If her production hadn’t been where she wanted it, Ordoñez would have waited another year. But the forward scored 18 goals during the season, which was first in the ACC and second in the nation. She also finished her collegiate career tied for third on UVA’s all-time goal-scoring list with 45 and sixth on the program’s all-time points list with 102.
Coming into season knowing it was potentially her last, Ordoñez focused on refining the small, technical details of her game, like first touch and execution in front of goal.

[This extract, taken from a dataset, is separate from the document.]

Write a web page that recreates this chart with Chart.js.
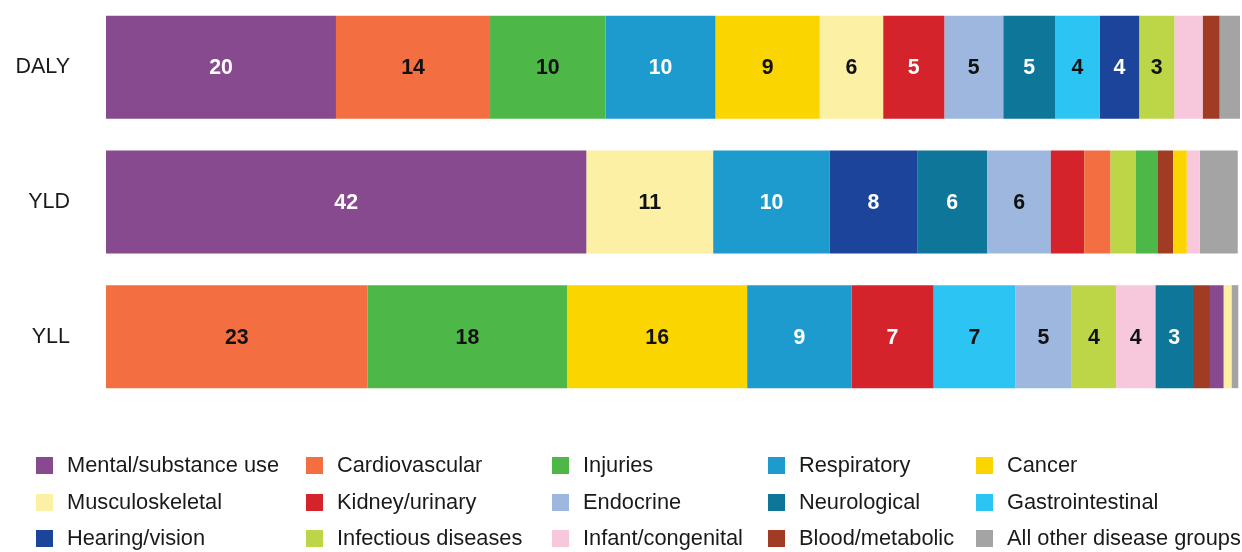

“No matter how good my finishing is, I always say that I can work on my finishing,” said the ACC Offensive Player of the Year. “Especially being the nine, someone who is expected to produce and score goals, that’s something I will never stop working on. No matter how good you are at it, I just don’t think there’s anything you can just kind of be like, ‘OK, check that off, I’m good at that,’ and then move on.”
Her goal-scoring technique will be under even more acute scrutiny at the next level, but Ordoñez embraces the challenges that come with being a pro, referring to the NWSL as a “whole different beast.”
“At the end of the day, I’m a rookie,” she said. “That’s the reality of my first season.
“No matter where I go, chances are there’s going to be a world-class person starting in my position already, and to me that’s really, really exciting. Even if I don’t necessarily get as many minutes as I want in the beginning, I can just soak up everything that environment has to offer.”